Judge is tossed from Whitey Bulger case in appellate opinion by Souter
By Debra Cassens Weiss
Mar 15, 2013, 05:15 am CST
A federal appeals court has removed a judge from the trial of reputed gangster James "Whitey" Bulger, who is accused of committing 19 murders as part of a racketeering conspiracy.
Retired Justice David Souter, sitting on the Boston-based 1st U.S. Circuit Court of Appeals, wrote the panel opinion removing U.S. District Judge Richard Stearns from the case, report the Boston Globe and the Associated Press. The defense had sought Stearns’ removal because he had worked in the U.S. Attorney’s office at the same time as another prosecutor who, the defense alleges, gave immunity to Bulger. Stearns had served as chief of the U.S. Attorney’s criminal division.
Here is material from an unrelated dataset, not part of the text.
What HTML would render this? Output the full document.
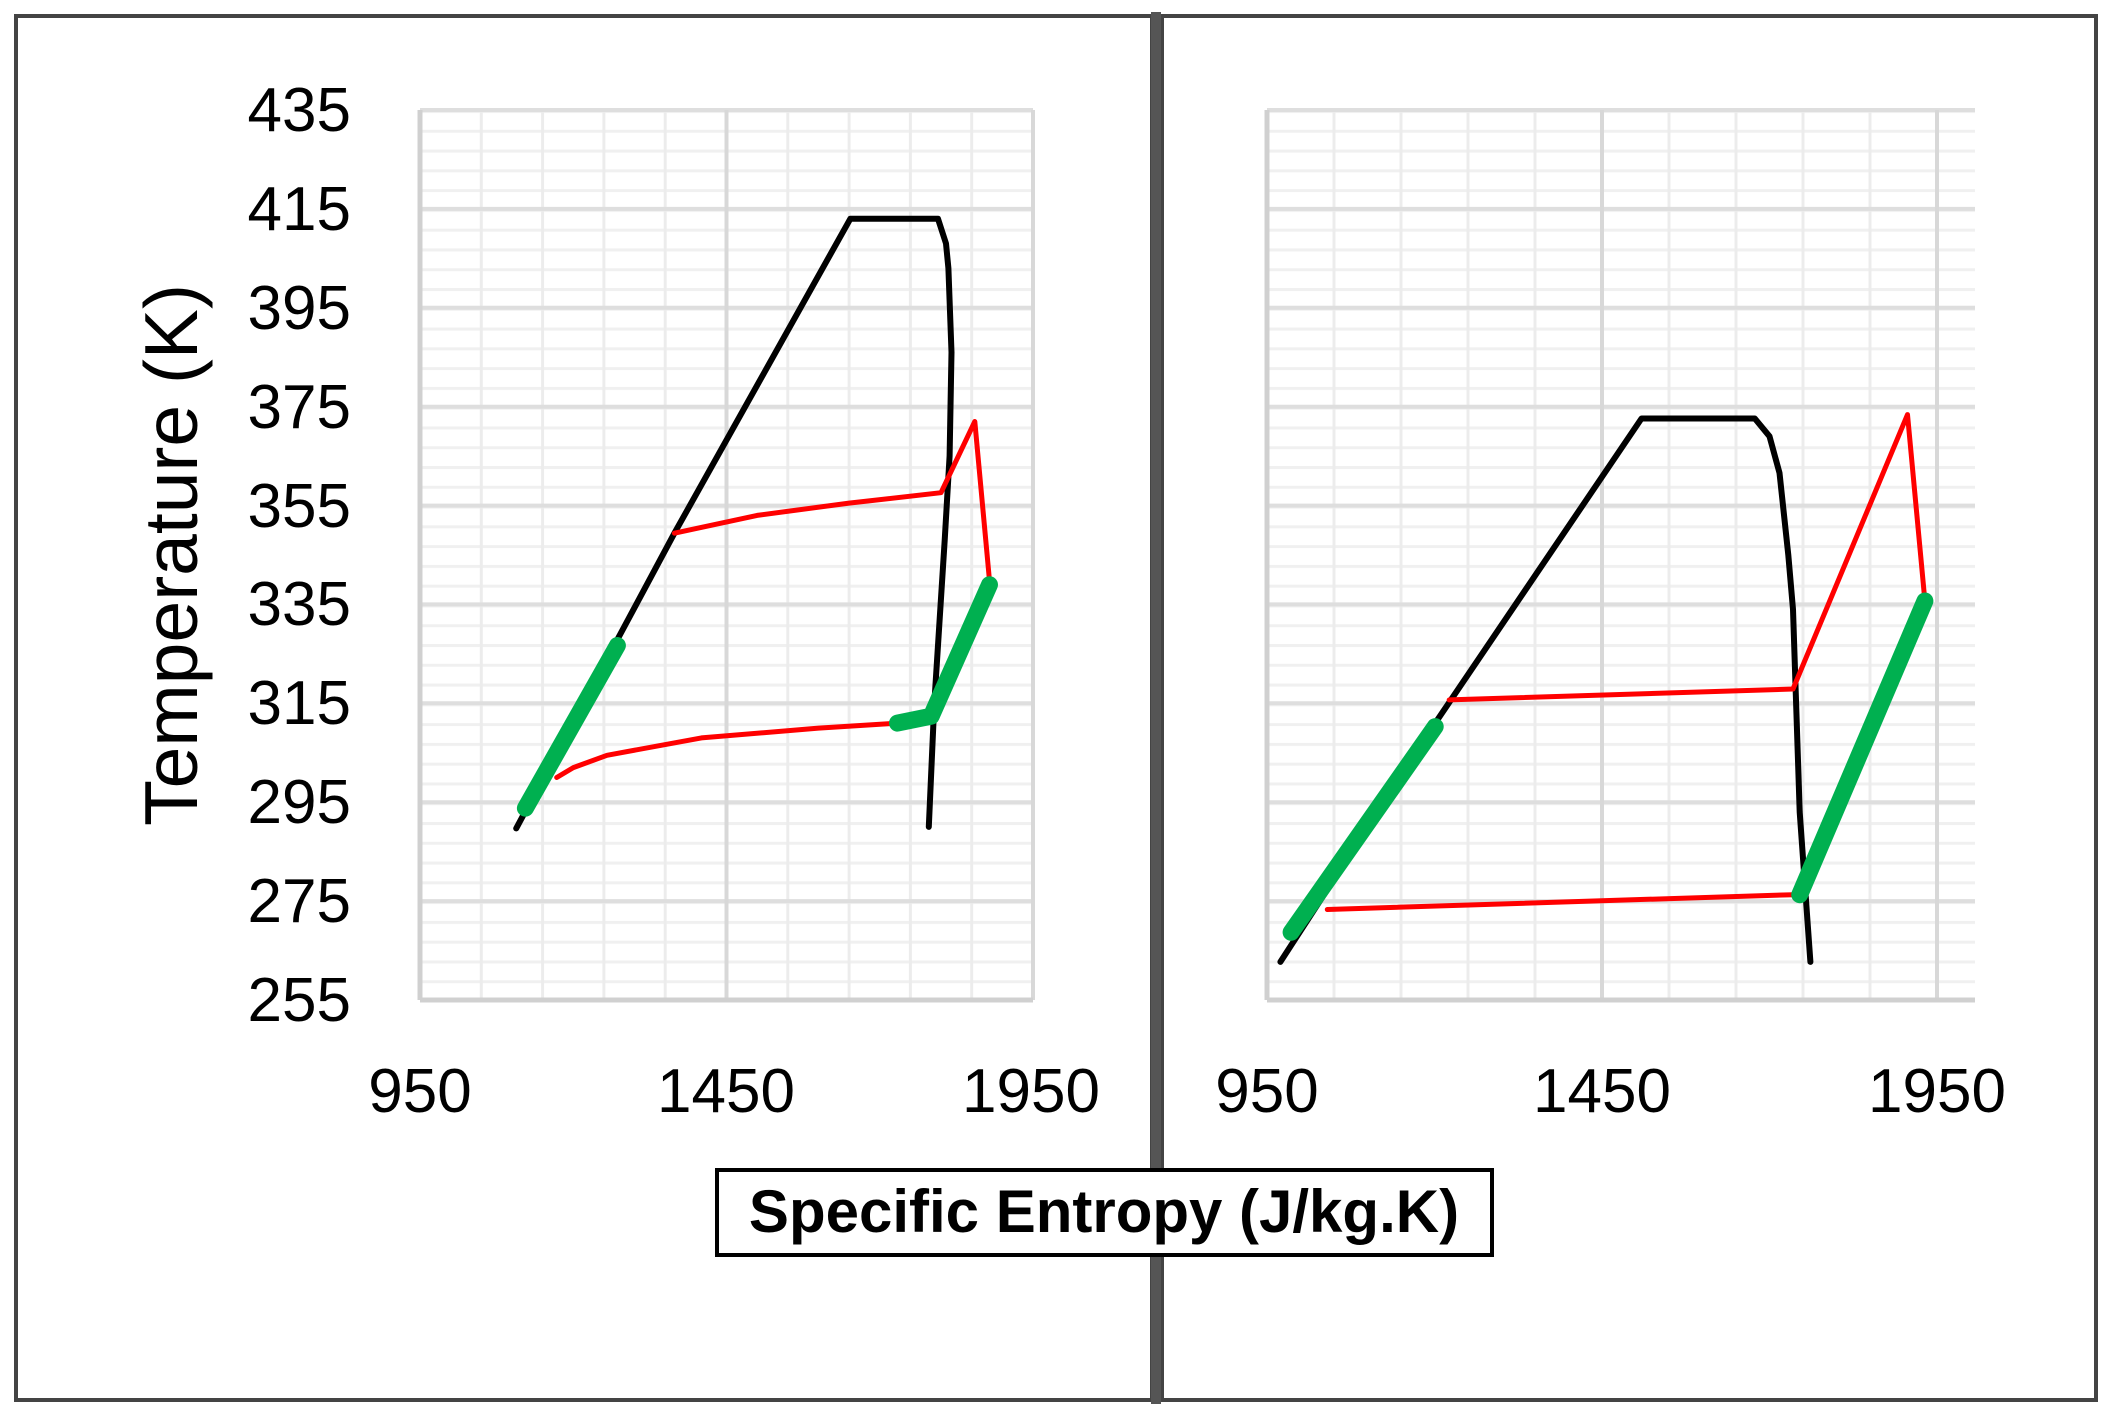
<!DOCTYPE html>
<html><head><meta charset="utf-8"><style>
html,body{margin:0;padding:0;background:#fff;}
svg{display:block;}
text{font-family:"Liberation Sans Narrow","Liberation Sans",sans-serif;}
</style></head><body>
<svg width="2113" height="1414" viewBox="0 0 2113 1414" xmlns="http://www.w3.org/2000/svg">
<defs>
<pattern id="hmin" patternUnits="userSpaceOnUse" x="0" y="110" width="10" height="19.778">
<rect x="0" y="0" width="10" height="3" fill="#f0f0f0"/>
</pattern>
<pattern id="vminL" patternUnits="userSpaceOnUse" x="418.5" y="0" width="61.3" height="10">
<rect x="0" y="0" width="3" height="10" fill="#ececec"/>
</pattern>
<pattern id="vminR" patternUnits="userSpaceOnUse" x="1265.5" y="0" width="67" height="10">
<rect x="0" y="0" width="3" height="10" fill="#ececec"/>
</pattern>
</defs>
<rect x="0" y="0" width="2113" height="1414" fill="#fff"/>
<rect x="16" y="16" width="1136" height="1384" fill="none" stroke="#444" stroke-width="4"/>
<rect x="1162" y="16" width="934" height="1384" fill="none" stroke="#444" stroke-width="4"/>
<rect x="1151" y="12" width="10" height="1392" fill="#555"/>

<rect x="420" y="108" width="613" height="892" fill="url(#hmin)"/>
<rect x="420" y="110" width="613" height="890" fill="url(#vminL)"/>
<g stroke="#dedede" stroke-width="4">
<line x1="420" x2="1033" y1="110" y2="110"/><line x1="420" x2="1033" y1="208.9" y2="208.9"/>
<line x1="420" x2="1033" y1="307.8" y2="307.8"/><line x1="420" x2="1033" y1="406.7" y2="406.7"/>
<line x1="420" x2="1033" y1="505.6" y2="505.6"/><line x1="420" x2="1033" y1="604.4" y2="604.4"/>
<line x1="420" x2="1033" y1="703.3" y2="703.3"/><line x1="420" x2="1033" y1="802.2" y2="802.2"/>
<line x1="420" x2="1033" y1="901.1" y2="901.1"/>
<line x1="726.5" x2="726.5" y1="110" y2="1000" stroke="#d8d8d8"/>
<line x1="1033" x2="1033" y1="110" y2="1000" stroke="#d8d8d8"/>
</g>
<line x1="420" x2="420" y1="110" y2="1000" stroke="#d0d0d0" stroke-width="5"/>
<line x1="420" x2="1033" y1="1000" y2="1000" stroke="#d0d0d0" stroke-width="5"/>

<rect x="1267" y="108" width="708" height="892" fill="url(#hmin)"/>
<rect x="1267" y="110" width="708" height="890" fill="url(#vminR)"/>
<g stroke="#dedede" stroke-width="4">
<line x1="1267" x2="1975" y1="110" y2="110"/><line x1="1267" x2="1975" y1="208.9" y2="208.9"/>
<line x1="1267" x2="1975" y1="307.8" y2="307.8"/><line x1="1267" x2="1975" y1="406.7" y2="406.7"/>
<line x1="1267" x2="1975" y1="505.6" y2="505.6"/><line x1="1267" x2="1975" y1="604.4" y2="604.4"/>
<line x1="1267" x2="1975" y1="703.3" y2="703.3"/><line x1="1267" x2="1975" y1="802.2" y2="802.2"/>
<line x1="1267" x2="1975" y1="901.1" y2="901.1"/>
<line x1="1602" x2="1602" y1="110" y2="1000" stroke="#d8d8d8"/>
<line x1="1937" x2="1937" y1="110" y2="1000" stroke="#d8d8d8"/>
</g>
<line x1="1267" x2="1267" y1="110" y2="1000" stroke="#d0d0d0" stroke-width="5"/>
<line x1="1267" x2="1975" y1="1000" y2="1000" stroke="#d0d0d0" stroke-width="5"/>

<script>
(function(){
 var ns="http://www.w3.org/2000/svg";
 function pts(arr,s950,s1950){
  return arr.map(function(p){
   var x=s950+(p[0]-950)*(s1950-s950)/1000;
   var y=1000-(p[1]-255)*890/180;
   return x.toFixed(1)+','+y.toFixed(1);
  }).join(' ');
 }
 var svg=document.currentScript.parentNode;
 function pl(arr,a,b,col,w){
  var p=document.createElementNS(ns,"polyline");
  p.setAttribute("points",pts(arr,a,b));
  p.setAttribute("fill","none");p.setAttribute("stroke",col);p.setAttribute("stroke-width",w);
  p.setAttribute("stroke-linejoin","round");p.setAttribute("stroke-linecap","round");
  svg.insertBefore(p,document.currentScript);
 }
 var L=[420,1033], R=[1267,1937];
 pl([[1107,289.7],[1365,349.4],[1652,413],[1795,413],[1808,408],[1812,403],[1817,386],[1814,365],[1806,348],[1789,315],[1780,290]],L[0],L[1],"#000",6);
 pl([[1173,300],[1200,302],[1255,304.5],[1409,308],[1600,310],[1729,311]],L[0],L[1],"#ff0000",5);
 pl([[1365,349.4],[1500,353],[1650,355.5],[1800,357.6],[1855,372],[1879,339.8]],L[0],L[1],"#ff0000",5);
 pl([[1122,293.8],[1272,326.7]],L[0],L[1],"#00b050",17);
 pl([[1729,311],[1784,312.4],[1879,339]],L[0],L[1],"#00b050",17);
 pl([[970,262.7],[1201,311],[1509,372.6],[1678,372.6],[1700,369],[1715,361.6],[1728,345],[1735,334],[1745,293],[1761,262.7]],R[0],R[1],"#000",6);
 pl([[1040,273.3],[1735,276.3]],R[0],R[1],"#ff0000",5);
 pl([[1222,315.7],[1735,317.9],[1906,373.4],[1932,335.7]],R[0],R[1],"#ff0000",5);
 pl([[986,268.7],[1201,310.3]],R[0],R[1],"#00b050",17);
 pl([[1745,276.3],[1932,335.7]],R[0],R[1],"#00b050",17);
})();
</script>

<g font-size="62" fill="#000" text-anchor="end">
<text x="351" y="131">435</text>
<text x="351" y="230">415</text>
<text x="351" y="329">395</text>
<text x="351" y="428">375</text>
<text x="351" y="527">355</text>
<text x="351" y="625">335</text>
<text x="351" y="724">315</text>
<text x="351" y="823">295</text>
<text x="351" y="922">275</text>
<text x="351" y="1021">255</text>
</g>
<g font-size="62" fill="#000" text-anchor="middle">
<text x="420" y="1112">950</text>
<text x="726" y="1112">1450</text>
<text x="1031" y="1112">1950</text>
<text x="1267" y="1112">950</text>
<text x="1602" y="1112">1450</text>
<text x="1937" y="1112">1950</text>
</g>
<text transform="translate(197,555) rotate(-90)" font-size="75" text-anchor="middle" font-family="Liberation Sans, sans-serif" fill="#000">Temperature (K)</text>
<rect x="717" y="1170" width="775" height="85" fill="#fff" stroke="#000" stroke-width="4"/>
<text x="1104" y="1232" font-size="60" font-weight="bold" text-anchor="middle" fill="#000">Specific Entropy (J/kg.K)</text>
</svg>
</body></html>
Souter wrote that Stearns was sincere in his belief that he could be impartial, but the case should nonetheless be reassigned to a new judge. “Despite our respect for Judge Stearns and our belief in his sincerity, we are nonetheless bound to conclude that it is clear that a reasonable person might question the judge’s ability to preserve impartiality through the course of this prosecution and the likely rulings made likely by the immunity claim,” Souter wrote in the opinion (PDF) issued Thursday.